PD’s evolution was largely stunted in this piggy-backing on Nationalist votes: a host of prime movers have left since then, and now Godfrey Farrugia resigned as leader almost as fast as he was appointed PD leader, floundering in the European elections, apart from the party having never presented an ideologically coherent proposition. Are not the Farrugias’ resignations a clear statement that PD will not be making it to the House in the next election?

“Marlene had stated in more than one interview that she will stand for only two terms. She believes that fresh faces bringing fresh ideas and attitudes is necessary for a healthy democracy. She only contested a third legislature because of an unprecedented turn of events which demanded her participation. It was always the case that Marlene would pursue other interests which she had to sacrifice while she was bringing up her children as a single parent, setting up a business, practising her profession and contributing as a constant front liner in politics.

“As far as I am concerned, it is common knowledge among my closer circles that after surviving two cancers I would retire at 61, to live closer to nature and dedicate myself entirely to gardening and writing.”

Still, the Farrugias are leaving the PD midway through a race that, politically speaking, needs their steam in the House. Didn’t they owe this fledgling party the courtesy of staying on right before the next election? After all, they were elected in 2014 in good faith with no real political baggage dragging the party down… it almost seems they are abandoning ship when they are most needed.

“In politics time is of the essence. If Partit Demokratiku is to metamorphose and to construct and deconstruct itself, the political party which would create a real alternative for voters come next elections, needs to do that now and not on the eve of a general election.

“The MEP results confirmed that the necessary changes/ influx within PD could not happen under my leadership. Therefore, the rational thing to do was to bow out completely, to give PD a real chance of undergoing the necessary upheaval.”

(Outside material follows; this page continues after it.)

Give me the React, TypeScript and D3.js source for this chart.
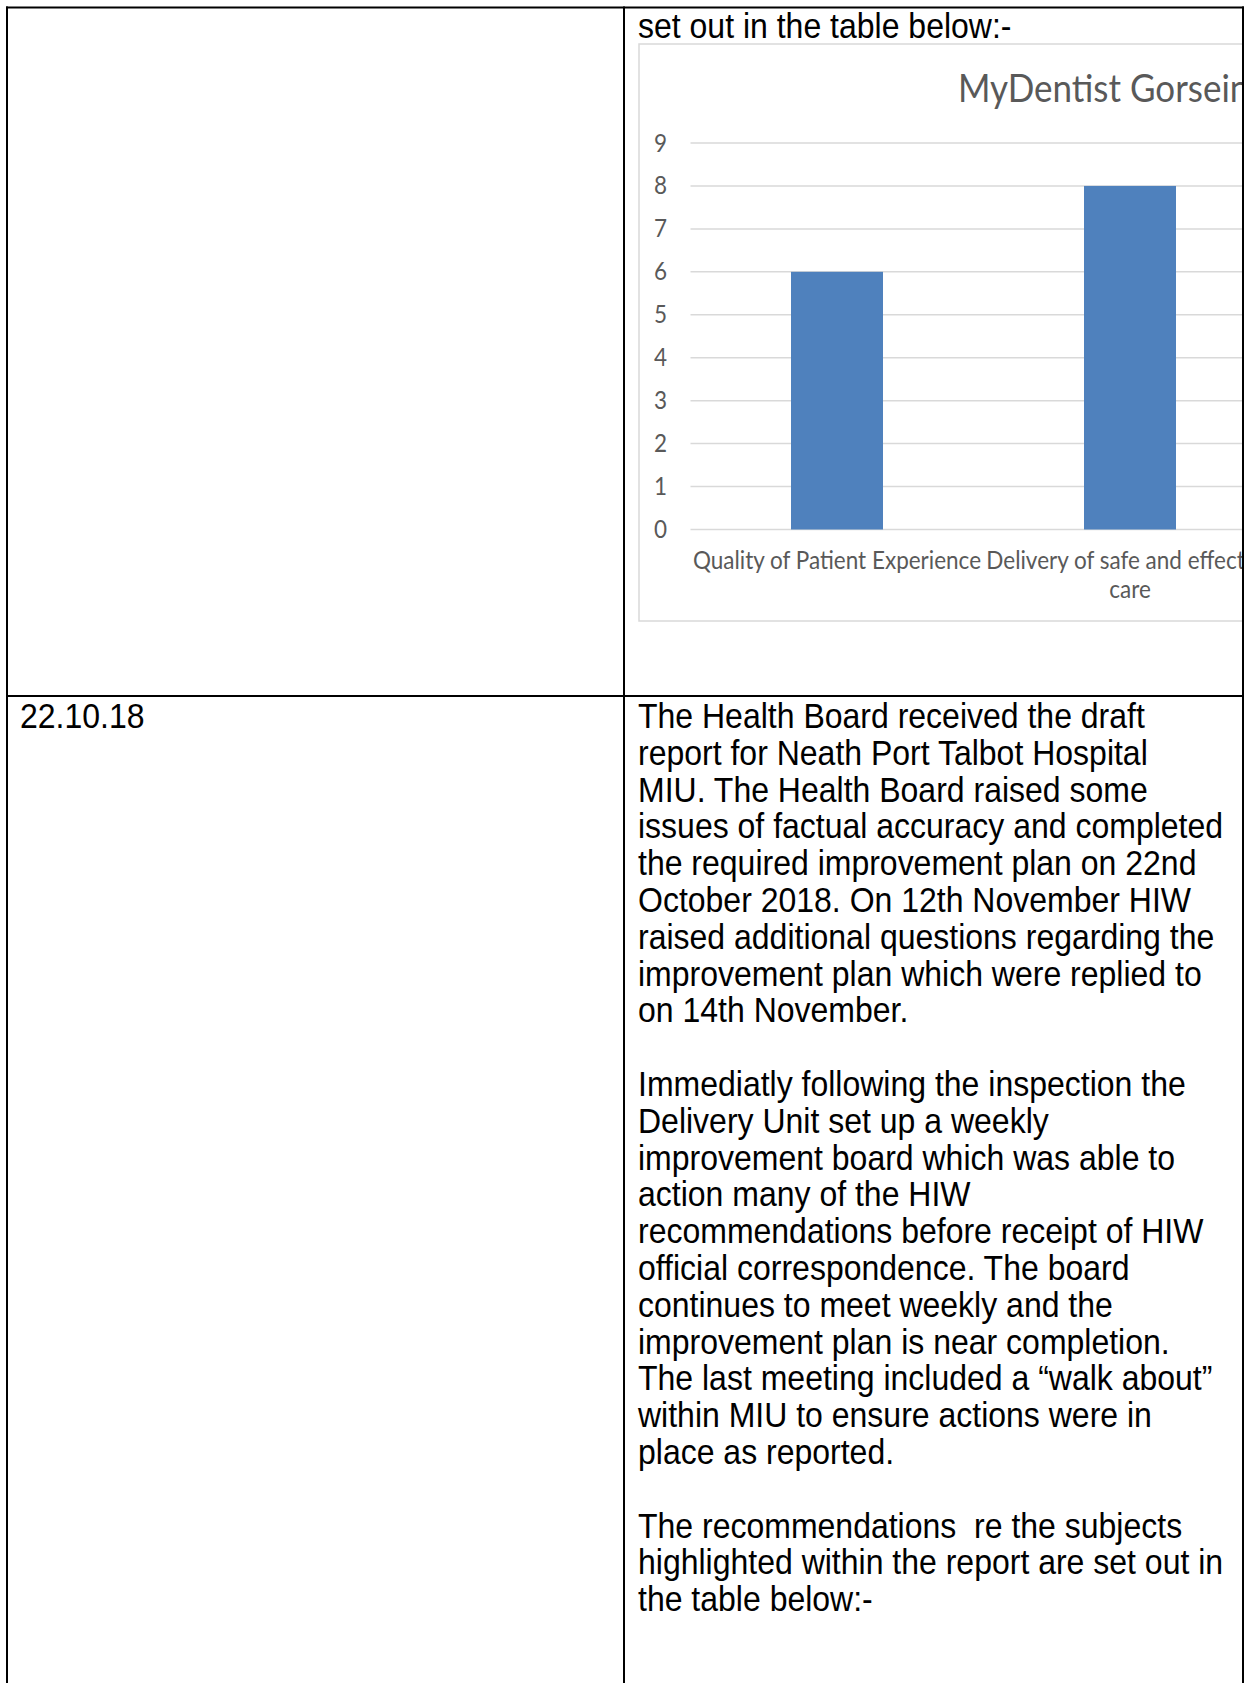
import React from "react";
import * as d3 from "d3";

const categories: string[][] = [
  ["Quality of Patient Experience"],
  ["Delivery of safe and effective", "care"],
];
const values: number[] = [6, 8];
const yTicks: number[] = [0, 1, 2, 3, 4, 5, 6, 7, 8, 9];
const chartTitle = "MyDentist Gorseinon";
const topText = "set out in the table below:-";
const dateText = "22.10.18";
const bodyLines: string[] = [
  "The Health Board received the draft",
  "report for Neath Port Talbot Hospital",
  "MIU. The Health Board raised some",
  "issues of factual accuracy and completed",
  "the required improvement plan on 22nd",
  "October 2018. On 12th November HIW",
  "raised additional questions regarding the",
  "improvement plan which were replied to",
  "on 14th November.",
  "",
  "Immediatly following the inspection the",
  "Delivery Unit set up a weekly",
  "improvement board which was able to",
  "action many of the HIW",
  "recommendations before receipt of HIW",
  "official correspondence. The board",
  "continues to meet weekly and the",
  "improvement plan is near completion.",
  "The last meeting included a \u201Cwalk about\u201D",
  "within MIU to ensure actions were in",
  "place as reported.",
  "",
  "The recommendations  re the subjects",
  "highlighted within the report are set out in",
  "the table below:-",
];

const W = 1244;
const H = 1683;
const docFont = "'Liberation Sans', Arial, sans-serif";
const chartFont = "Lato, 'Open Sans', sans-serif";
const grey = "#595959";
const STRETCH = 1.08;

function T(props: {
  x: number;
  y: number;
  size: number;
  font: string;
  fill: string;
  anchor?: string;
  children: React.ReactNode;
}) {
  return (
    <g transform={`translate(${props.x},${props.y}) scale(1,${STRETCH})`}>
      <text
        x={0}
        y={0}
        textAnchor={props.anchor || "start"}
        fontFamily={props.font}
        fontSize={props.size}
        fill={props.fill}
        style={{ whiteSpace: "pre" }}
      >
        {props.children}
      </text>
    </g>
  );
}

export default function App() {
  const x = d3
    .scaleBand<number>()
    .domain(values.map((_, i) => i))
    .range([690.5, 1276.5])
    .paddingInner(0.686)
    .paddingOuter(0.343);
  const y = d3.scaleLinear().domain([0, 9]).range([529.5, 143]);

  return (
    <div style={{ position: "absolute", left: 0, top: 0, width: W, height: H, background: "#fff" }}>
      <svg width={W} height={H} style={{ display: "block" }}>
        <defs>
          <clipPath id="cellClip">
            <rect x={625} y={0} width={1242 - 625} height={695} />
          </clipPath>
        </defs>
        <rect x={0} y={0} width={W} height={H} fill="#fff" />

        {/* top cell text */}
        <T x={638} y={38} size={32} font={docFont} fill="#000">
          {topText}
        </T>

        {/* chart */}
        <g clipPath="url(#cellClip)">
          <rect x={639} y={44} width={800} height={577} fill="#fff" stroke="#d9d9d9" strokeWidth={1.5} />
          <T x={958} y={102} size={35} font={chartFont} fill={grey}>
            {chartTitle}
          </T>
          {yTicks.map((t) => (
            <g key={t}>
              <line x1={690.5} x2={1300} y1={y(t)} y2={y(t)} stroke="#d9d9d9" strokeWidth={1.5} />
              <T x={667} y={y(t) + 8.5} anchor="end" size={22.5} font={chartFont} fill={grey}>
                {t}
              </T>
            </g>
          ))}
          {values.map((v, i) => (
            <rect
              key={i}
              x={x(i)}
              y={y(v)}
              width={x.bandwidth()}
              height={y(0) - y(v)}
              fill="#4f81bd"
            />
          ))}
          {categories.map((lines, i) =>
            lines.map((l, j) => (
              <T
                key={i + "-" + j}
                x={(x(i) as number) + x.bandwidth() / 2}
                y={569 + j * 29}
                anchor="middle"
                size={22.5}
                font={chartFont}
                fill={grey}
              >
                {l}
              </T>
            ))
          )}
        </g>

        {/* second row */}
        <T x={20} y={728} size={32} font={docFont} fill="#000">
          {dateText}
        </T>
        {bodyLines.map((l, i) => (
          <T key={i} x={638} y={728 + i * 36.8} size={32} font={docFont} fill="#000">
            {l}
          </T>
        ))}

        {/* table borders */}
        <g stroke="#000" strokeWidth={2}>
          <line x1={6} x2={1244} y1={7.5} y2={7.5} />
          <line x1={7} x2={7} y1={6.5} y2={H} />
          <line x1={1243} x2={1243} y1={6.5} y2={H} />
          <line x1={624} x2={624} y1={6.5} y2={H} />
          <line x1={6} x2={1244} y1={696} y2={696} />
        </g>
      </svg>
    </div>
  );
}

The leadership role of Partit Demokratiku remains vacant, but Farrugia believes that the 2.03% of the vote garnered by PD in the 2019 MEP elections is a seed that has been sown to take the party to the next level. “With Labour mired in scandals and the Nationalist Party in chaos, the 2019 MEP election served as a timely testing ground for the progress, if any, that PD was making under my leadership,” he said, adding that though PD was a fledgling political party, the results were not encouraging.

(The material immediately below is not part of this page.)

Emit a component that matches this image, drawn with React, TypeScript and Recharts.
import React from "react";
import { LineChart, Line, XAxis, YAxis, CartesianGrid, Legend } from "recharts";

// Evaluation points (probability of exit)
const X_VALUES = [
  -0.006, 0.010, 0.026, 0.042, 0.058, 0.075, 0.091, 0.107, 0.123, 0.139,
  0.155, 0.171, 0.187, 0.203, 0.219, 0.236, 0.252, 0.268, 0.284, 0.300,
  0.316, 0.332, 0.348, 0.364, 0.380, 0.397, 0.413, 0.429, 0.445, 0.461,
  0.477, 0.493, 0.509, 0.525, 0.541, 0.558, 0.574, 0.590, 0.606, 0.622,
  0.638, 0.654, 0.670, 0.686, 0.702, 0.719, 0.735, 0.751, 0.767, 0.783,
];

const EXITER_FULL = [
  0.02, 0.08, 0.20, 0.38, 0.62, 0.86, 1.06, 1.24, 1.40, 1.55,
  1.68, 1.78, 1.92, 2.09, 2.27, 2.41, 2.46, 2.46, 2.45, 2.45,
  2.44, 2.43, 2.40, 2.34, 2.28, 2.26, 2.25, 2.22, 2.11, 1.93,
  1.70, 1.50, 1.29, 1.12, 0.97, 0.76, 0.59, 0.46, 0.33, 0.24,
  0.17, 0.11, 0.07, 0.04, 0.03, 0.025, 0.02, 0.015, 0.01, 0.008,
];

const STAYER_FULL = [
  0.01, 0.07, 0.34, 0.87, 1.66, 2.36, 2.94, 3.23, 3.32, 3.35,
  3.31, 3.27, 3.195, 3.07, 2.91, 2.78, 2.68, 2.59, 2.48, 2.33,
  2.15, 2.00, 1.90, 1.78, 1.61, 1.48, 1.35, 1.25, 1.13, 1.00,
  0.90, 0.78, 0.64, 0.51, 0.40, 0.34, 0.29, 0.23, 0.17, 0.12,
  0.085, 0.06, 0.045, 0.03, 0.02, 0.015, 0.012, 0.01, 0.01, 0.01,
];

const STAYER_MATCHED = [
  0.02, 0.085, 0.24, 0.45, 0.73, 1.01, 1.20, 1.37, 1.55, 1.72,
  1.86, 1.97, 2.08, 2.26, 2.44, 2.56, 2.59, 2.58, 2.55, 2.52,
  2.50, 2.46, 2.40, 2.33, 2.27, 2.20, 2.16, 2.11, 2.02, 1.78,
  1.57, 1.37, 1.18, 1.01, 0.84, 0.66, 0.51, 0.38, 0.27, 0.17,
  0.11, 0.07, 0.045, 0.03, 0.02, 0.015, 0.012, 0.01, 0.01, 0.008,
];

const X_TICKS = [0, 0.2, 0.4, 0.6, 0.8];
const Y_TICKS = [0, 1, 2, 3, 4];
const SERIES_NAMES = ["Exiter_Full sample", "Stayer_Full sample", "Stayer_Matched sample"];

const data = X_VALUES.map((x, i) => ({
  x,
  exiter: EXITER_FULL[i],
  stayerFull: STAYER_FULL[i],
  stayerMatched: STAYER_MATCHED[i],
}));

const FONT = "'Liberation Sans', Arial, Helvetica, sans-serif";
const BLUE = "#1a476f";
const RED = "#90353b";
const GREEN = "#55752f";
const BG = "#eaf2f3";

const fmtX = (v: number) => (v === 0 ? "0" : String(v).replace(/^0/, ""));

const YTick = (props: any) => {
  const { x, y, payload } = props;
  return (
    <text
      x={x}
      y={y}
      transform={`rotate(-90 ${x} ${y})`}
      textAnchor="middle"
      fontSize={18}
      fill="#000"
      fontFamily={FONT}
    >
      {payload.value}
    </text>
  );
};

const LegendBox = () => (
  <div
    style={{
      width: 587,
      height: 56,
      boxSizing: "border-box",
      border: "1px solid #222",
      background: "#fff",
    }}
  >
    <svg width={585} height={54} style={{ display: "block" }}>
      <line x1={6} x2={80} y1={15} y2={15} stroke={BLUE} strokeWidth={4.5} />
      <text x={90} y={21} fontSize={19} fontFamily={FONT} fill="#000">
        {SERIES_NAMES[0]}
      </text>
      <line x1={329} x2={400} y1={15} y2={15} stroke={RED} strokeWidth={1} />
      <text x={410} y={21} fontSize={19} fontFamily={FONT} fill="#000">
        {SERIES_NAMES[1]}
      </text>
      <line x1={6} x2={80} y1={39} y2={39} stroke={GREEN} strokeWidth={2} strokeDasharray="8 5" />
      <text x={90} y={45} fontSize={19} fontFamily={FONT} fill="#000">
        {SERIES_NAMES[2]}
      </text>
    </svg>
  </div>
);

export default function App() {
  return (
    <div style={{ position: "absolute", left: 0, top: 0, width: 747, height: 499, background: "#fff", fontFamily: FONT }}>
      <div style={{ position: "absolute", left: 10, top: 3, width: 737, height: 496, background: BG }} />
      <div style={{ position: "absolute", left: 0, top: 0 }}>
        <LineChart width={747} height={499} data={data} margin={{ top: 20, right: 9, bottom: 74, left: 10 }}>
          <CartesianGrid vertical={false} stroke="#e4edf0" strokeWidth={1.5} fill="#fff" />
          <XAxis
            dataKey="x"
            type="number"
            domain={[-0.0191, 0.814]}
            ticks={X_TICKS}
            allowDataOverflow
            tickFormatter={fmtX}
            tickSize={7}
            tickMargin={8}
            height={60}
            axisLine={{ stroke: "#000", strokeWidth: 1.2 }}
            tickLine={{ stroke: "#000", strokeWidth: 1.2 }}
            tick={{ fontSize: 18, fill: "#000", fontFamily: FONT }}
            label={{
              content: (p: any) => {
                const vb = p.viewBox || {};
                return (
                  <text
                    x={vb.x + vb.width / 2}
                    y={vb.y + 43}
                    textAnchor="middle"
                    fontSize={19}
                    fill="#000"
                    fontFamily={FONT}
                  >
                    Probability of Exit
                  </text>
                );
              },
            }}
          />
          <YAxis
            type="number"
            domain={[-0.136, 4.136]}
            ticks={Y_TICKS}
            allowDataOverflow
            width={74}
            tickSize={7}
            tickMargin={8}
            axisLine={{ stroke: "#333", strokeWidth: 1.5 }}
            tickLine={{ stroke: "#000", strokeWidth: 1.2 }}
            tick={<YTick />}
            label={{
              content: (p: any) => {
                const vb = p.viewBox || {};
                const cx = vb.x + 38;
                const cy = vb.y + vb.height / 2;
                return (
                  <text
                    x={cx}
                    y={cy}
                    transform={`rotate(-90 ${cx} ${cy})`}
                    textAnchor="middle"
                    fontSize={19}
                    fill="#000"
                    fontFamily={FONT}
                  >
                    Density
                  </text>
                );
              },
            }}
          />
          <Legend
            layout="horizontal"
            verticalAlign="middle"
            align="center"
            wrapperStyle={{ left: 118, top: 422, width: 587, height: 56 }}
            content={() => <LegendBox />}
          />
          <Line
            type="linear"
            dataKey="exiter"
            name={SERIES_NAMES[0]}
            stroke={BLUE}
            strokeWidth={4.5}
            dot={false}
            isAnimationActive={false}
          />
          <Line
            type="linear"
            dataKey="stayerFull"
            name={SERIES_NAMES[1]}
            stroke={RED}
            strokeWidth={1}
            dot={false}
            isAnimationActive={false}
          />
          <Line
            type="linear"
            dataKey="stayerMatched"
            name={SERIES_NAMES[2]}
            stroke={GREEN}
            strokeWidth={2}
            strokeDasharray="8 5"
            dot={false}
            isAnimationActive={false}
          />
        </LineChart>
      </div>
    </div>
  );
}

Indeed, despite being an MP and party leader, Farrugia was unable to get more votes in the MEP elections than another – now former – candidate, the Swedish clean-up activist Camilla Appelgren. Did that affect his decision to resign? Farrugia’s reply is a terse acknowledgement.

“Appelgren’s vote confirms that the country is in dire need of a truly liberal party.”

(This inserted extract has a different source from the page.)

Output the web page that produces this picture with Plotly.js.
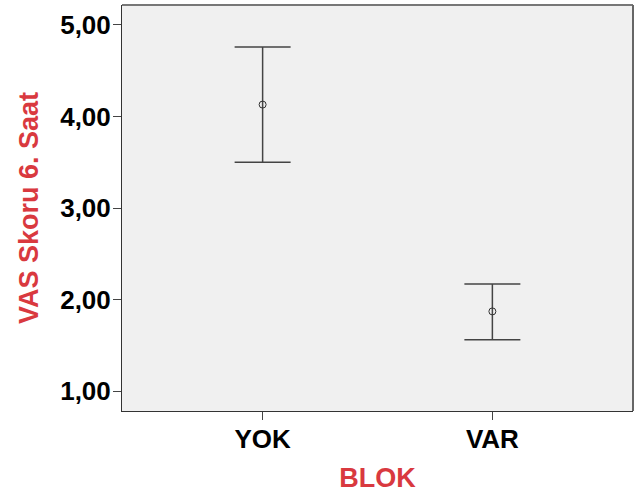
<!DOCTYPE html>
<html>
<head>
<meta charset="utf-8">
<script src="https://cdn.plot.ly/plotly-3.0.1.min.js"></script>
<style>
html,body{margin:0;padding:0;background:#fff;}
#chart{width:642px;height:497px;}
</style>
</head>
<body>
<div id="chart"></div>
<script>
const categories = ["YOK", "VAR"];
const means = [4.13, 1.87];
const upper = [4.76, 2.17];
const lower = [3.50, 1.56];
const yTickVals = [1, 2, 3, 4, 5];

const plus = means.map((m, i) => upper[i] - m);
const minus = means.map((m, i) => m - lower[i]);

const trace = {
  type: "scatter",
  mode: "markers",
  x: categories,
  y: means,
  marker: {symbol: "circle-open", size: 7, color: "#333", line: {width: 1, color: "#333"}},
  error_y: {type: "data", symmetric: false, array: plus, arrayminus: minus,
            width: 28, thickness: 1.5, color: "#444"},
  hoverinfo: "skip"
};

const fam = "Liberation Sans, Arial, sans-serif";
const yTickFont = {family: fam, size: 26, color: "#000", weight: 700};
const xTickFont = {family: fam, size: 26, color: "#000", weight: 700};
const titleFont = {family: fam, size: 27, color: "#d9393f", weight: 700};

const layout = {
  width: 642, height: 497,
  margin: {l: 122, r: 9, t: 5, b: 86},
  paper_bgcolor: "#fff",
  plot_bgcolor: "#f0f0f0",
  showlegend: false,
  separators: ",.",
  xaxis: {
    type: "category",
    range: [-0.612, 1.612],
    showgrid: false, zeroline: false,
    showline: true, linecolor: "#333", linewidth: 1,
    ticks: "outside", ticklen: 8, tickcolor: "#444", tickwidth: 1,
    ticklabelstandoff: -3,
    tickfont: xTickFont,
    title: {text: "BLOK", font: titleFont, standoff: 14}
  },
  yaxis: {
    range: [0.782, 5.218],
    tickvals: yTickVals,
    tickformat: ".2f",
    showgrid: false, zeroline: false,
    showline: true, linecolor: "#333", linewidth: 1,
    ticks: "outside", ticklen: 8, tickcolor: "#444", tickwidth: 1,
    ticklabelstandoff: -3,
    tickfont: yTickFont,
    title: {text: "VAS Skoru 6. Saat", font: titleFont, standoff: 13}
  },
  shapes: [
    {type: "line", xref: "paper", yref: "paper", x0: 0, x1: 1, y0: 1, y1: 1, line: {color: "#777", width: 2}},
    {type: "line", xref: "paper", yref: "paper", x0: 1, x1: 1, y0: 0, y1: 1, line: {color: "#666", width: 2}}
  ]
};

Plotly.newPlot("chart", [trace], layout, {displayModeBar: false, staticPlot: true});
</script>
</body>
</html>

And perhaps that liberal party was not the PD that seemed forged in the image of the Farrugias – pro-life, suspicious of the morning-after pill, and more likely to be closer to their parochial loves of festa fireworks and the hunting fraternities from their beloved districts of Zebbug and the Maltese south.

Godfrey Farrugia says he is not abandoning political life, even though just under two years later, his time at the PD is surely over.

“I will remain involved in a public capacity with the aim of seeing the Maltese community thrive. One does not need to be in a political party to call oneself a politician… Malta’s political atmosphere is a toxic one and one in which it is easily to become hooked on, losing the faculty to operate from a free space in the process. My advice to young, aspiring politicians is to dream big for their communities and country, and be prepared to work hard and selflessly to achieve those dreams. But do not lose yourself in that process.”